**THE EXERCISE:** Leave out every picture, then transcribe the rest of the listing exactly.

**DATA SEGMENT:**
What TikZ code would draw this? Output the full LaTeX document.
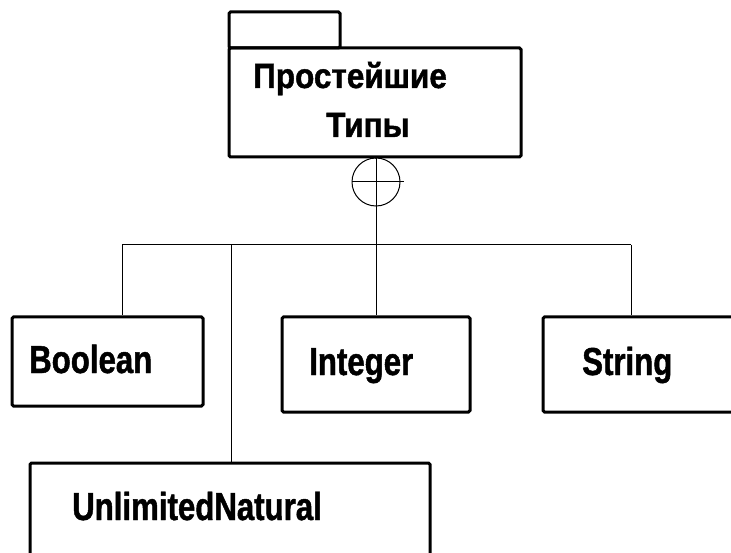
\documentclass[tikz,border=0pt]{standalone}
\usepackage{fontspec}
\newfontfamily\lblfont{Liberation Sans}[FakeStretch=0.80, FakeBold=1.2]
\newfontfamily\pkgfont{Liberation Sans}[FakeStretch=0.90, FakeBold=1.2]
\usetikzlibrary{positioning}

\tikzset{
  classbox/.style={draw=black, line width=3pt, rounded corners=1.5pt, inner sep=0pt},
  lbl/.style={font=\lblfont\bfseries\fontsize{39}{44}\selectfont, inner sep=0pt},
  pkglbl/.style={font=\pkgfont\bfseries\fontsize{35}{40}\selectfont, inner sep=0pt},
  wire/.style={draw=black, line width=1pt},
}

\begin{document}
\begin{tikzpicture}[x=1pt, y=-1pt]
  \useasboundingbox (0,0) rectangle (731,553);
  \clip (0,0) rectangle (731,553);

  % package with its tab
  \node[classbox, minimum width=111pt, minimum height=36pt] (tab) at (284.5,30) {};
  \node[classbox, minimum width=292pt, minimum height=109pt] (pkg) at (375,102.5) {};
  \node[pkglbl, anchor=base west] (pkgA) at (253,88) {Простейшие};
  \node[pkglbl, anchor=base west] (pkgB) at (326,137) {Типы};

  % containment circle
  \node[circle, draw=black, line width=1pt, minimum size=48pt, inner sep=0pt, fill=white] (plus) at (376,182) {};

  % classes
  \node[classbox, minimum width=191pt, minimum height=89pt] (bool) at (107.5,361.5) {};
  \node[lbl, anchor=base west] (boolT) at (29,373) {Boolean};

  \node[classbox, minimum width=188pt, minimum height=95pt] (int) at (376,364.5) {};
  \node[lbl, anchor=base west] (intT) at (309,375) {Integer};

  \node[classbox, minimum width=210pt, minimum height=95pt] (str) at (648,364.5) {};
  \node[lbl, anchor=base west] (strT) at (582,375) {String};

  \node[classbox, minimum width=400pt, minimum height=110pt] (unl) at (230,518) {};
  \node[lbl, anchor=base west] (unlT) at (72,520) {UnlimitedNatural};

  % bus junctions
  \coordinate (jb) at (122,245);
  \coordinate (ju) at (231,245);
  \coordinate (ji) at (376,245);
  \coordinate (js) at (631,245);

  % connectors
  \draw[wire] (pkg.south) -- (plus.north);
  \draw[wire] (plus.north) -- (plus.south);
  \draw[wire] (plus.west) -- ([xshift=3pt]plus.east);
  \draw[wire] (plus.south) -- (ji);
  \draw[wire] (jb) -- (js);
  \draw[wire] (jb) -- (jb |- bool.north);
  \draw[wire] (ju) -- (ju |- unl.north);
  \draw[wire] (ji) -- (int.north);
  \draw[wire] (js) -- (js |- str.north);
\end{tikzpicture}
\end{document}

**EXERCISE RESULT:**
What TikZ code would draw this? Output the full LaTeX document.
\documentclass[tikz,border=0pt]{standalone}
\usepackage{fontspec}
\newfontfamily\lblfont{Liberation Sans}[FakeStretch=0.80, FakeBold=1.2]
\newfontfamily\pkgfont{Liberation Sans}[FakeStretch=0.90, FakeBold=1.2]
\usetikzlibrary{positioning}

\tikzset{
  classbox/.style={draw=black, line width=3pt, rounded corners=1.5pt, inner sep=0pt},
  lbl/.style={font=\lblfont\bfseries\fontsize{39}{44}\selectfont, inner sep=0pt},
  pkglbl/.style={font=\pkgfont\bfseries\fontsize{35}{40}\selectfont, inner sep=0pt},
  wire/.style={draw=black, line width=1pt},
}

\begin{document}
\begin{tikzpicture}[x=1pt, y=-1pt]
  \useasboundingbox (0,0) rectangle (731,553);
  \clip (0,0) rectangle (731,553);

  % package with its tab
  \node[classbox, minimum width=111pt, minimum height=36pt] (tab) at (284.5,30) {};
  \node[classbox, minimum width=292pt, minimum height=109pt] (pkg) at (375,102.5) {};
  \node[pkglbl, anchor=base west] (pkgA) at (253,88) {Простейшие};
  \node[pkglbl, anchor=base west] (pkgB) at (326,137) {Типы};

  % containment circle
  \node[circle, draw=black, line width=1pt, minimum size=48pt, inner sep=0pt, fill=white] (plus) at (376,182) {};

  % classes
  \node[classbox, minimum width=191pt, minimum height=89pt] (bool) at (107.5,361.5) {};
  \node[lbl, anchor=base west] (boolT) at (29,373) {Boolean};

  \node[classbox, minimum width=188pt, minimum height=95pt] (int) at (376,364.5) {};
  \node[lbl, anchor=base west] (intT) at (309,375) {Integer};

  \node[classbox, minimum width=210pt, minimum height=95pt] (str) at (648,364.5) {};
  \node[lbl, anchor=base west] (strT) at (582,375) {String};

  \node[classbox, minimum width=400pt, minimum height=110pt] (unl) at (230,518) {};
  \node[lbl, anchor=base west] (unlT) at (72,520) {UnlimitedNatural};

  % bus junctions
  \coordinate (jb) at (122,245);
  \coordinate (ju) at (231,245);
  \coordinate (ji) at (376,245);
  \coordinate (js) at (631,245);

  % connectors
  \draw[wire] (pkg.south) -- (plus.north);
  \draw[wire] (plus.north) -- (plus.south);
  \draw[wire] (plus.west) -- ([xshift=3pt]plus.east);
  \draw[wire] (plus.south) -- (ji);
  \draw[wire] (jb) -- (js);
  \draw[wire] (jb) -- (jb |- bool.north);
  \draw[wire] (ju) -- (ju |- unl.north);
  \draw[wire] (ji) -- (int.north);
  \draw[wire] (js) -- (js |- str.north);
\end{tikzpicture}
\end{document}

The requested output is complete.